1

I'm writing a Python list to a YAML file. My list looks like:

my_list = ["a", "b", "c"]

If I do:

with open("my_yaml.yaml", "w") as f:
    f.write(yaml.dump(my_list, explicit_start=True, default_flow_style=False))

Then my YAML file looks like this:

---
- a
- b
- c

But I'd like each of a, b, and c to show up as strings. So I'd like:

---
- "a"
- "b"
- "c"

If I do this:

new_list = ['\'' + entry + '\'' for entry in my_list]
with open("my_yaml.yaml", "w") as f:
        f.write(yaml.dump(new_list, explicit_start=True, default_flow_style=False))

Then it shows up as:

---
- '''a'''
- '''b'''
- '''c'''

How can I get the desired format?

Anthon
  • 69,918
  • 32
  • 186
  • 246
anon_swe
  • 8,791
  • 24
  • 85
  • 145
  • [See this](https://stackoverflow.com/questions/38369833/pyyaml-and-using-quotes-for-strings-only) – swiftg Jul 18 '18 at 23:16
  • 2
    Possible duplicate of [pyyaml and using quotes for strings only](https://stackoverflow.com/questions/38369833/pyyaml-and-using-quotes-for-strings-only) – David Maze Jul 18 '18 at 23:33
  • ...the second answer there in fact answers this question. Note that your first two YAML files are semantically identical: both represent lists with the three strings "a", "b", and "c". – David Maze Jul 18 '18 at 23:34

1 Answers1

2

Quotes at the beginning of a scalar have a special meaning in YAML, they make the difference between plain scalars with resp. double and single quoted scalars. In order to dump strings that have the quotes "naturally", YAML has to go through extra hoops: inserting a backslash (\) in case of double quotes, or an extra single quotes ' in case of single quoted strings. The latter is what causes your output.

If you don't need any more fine grained control, you can do:

import yaml

my_list = ["a", "b", "c"]
with open("my_yaml.yaml", "w") as f:
    yaml.safe_dump(my_list, f, default_style='"', enable_unicode=True,
                   explicit_start=True, default_flow_style=False)

which gives:

---
- "a"
- "b"
- "c"

Please note that:

  • you should always use safe_dump() (unless you can't), that way you know up-front that loading with safe_load() (you are loading not using the unsafe load() are you?) is going to work.
  • PyYAML has a streaming interface: dump normally takes a second parameter, which if not specified makes it stream into a in-memory buffer and returning the content of that buffer, which you then stream to file. Don't do that it is memory-inefficient and slow.

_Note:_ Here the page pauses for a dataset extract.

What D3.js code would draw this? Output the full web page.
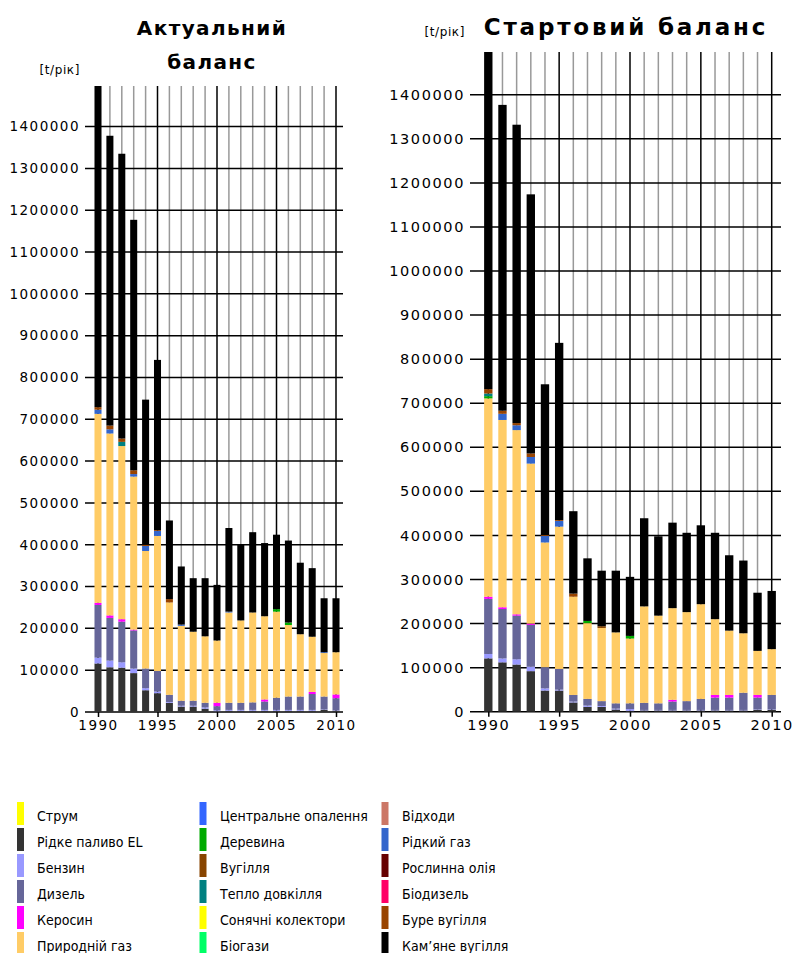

The default_style='"' will make any scalar into a string. Any scalar? Yes, any scalar, including keys for mappings (which actually might be what you want) and integers and all the other special types YAML supports:

Changing my_list to:

my_list = ["a", "b", "c", dict(d=42), 3.14, True]

will give you:

---
- "a"
- "b"
- "c"
- "d": !!int "42"
- !!float "3.14"
- !!bool "true"

If you don't want that and only want (specific) sequence elements to be quoted, you can use ruamel.yaml (disclaimer: I am the author of that package), and do something like:

import ruamel.yaml 
from ruamel.yaml.scalarstring import (DoubleQuotedScalarString as dq, 
                                      SingleQuotedScalarString as sq)

yaml = ruamel.yaml.YAML()
my_list = [dq("a"), sq("b"), dq("c"), dict(d=42), 3.14, True]

with open("my_yaml.yaml", "w") as f:
    yaml.dump(my_list, f)

to get:

- "a"
- 'b'
- "c"
- d: 42
- 3.14
- true
Anthon
  • 69,918
  • 32
  • 186
  • 246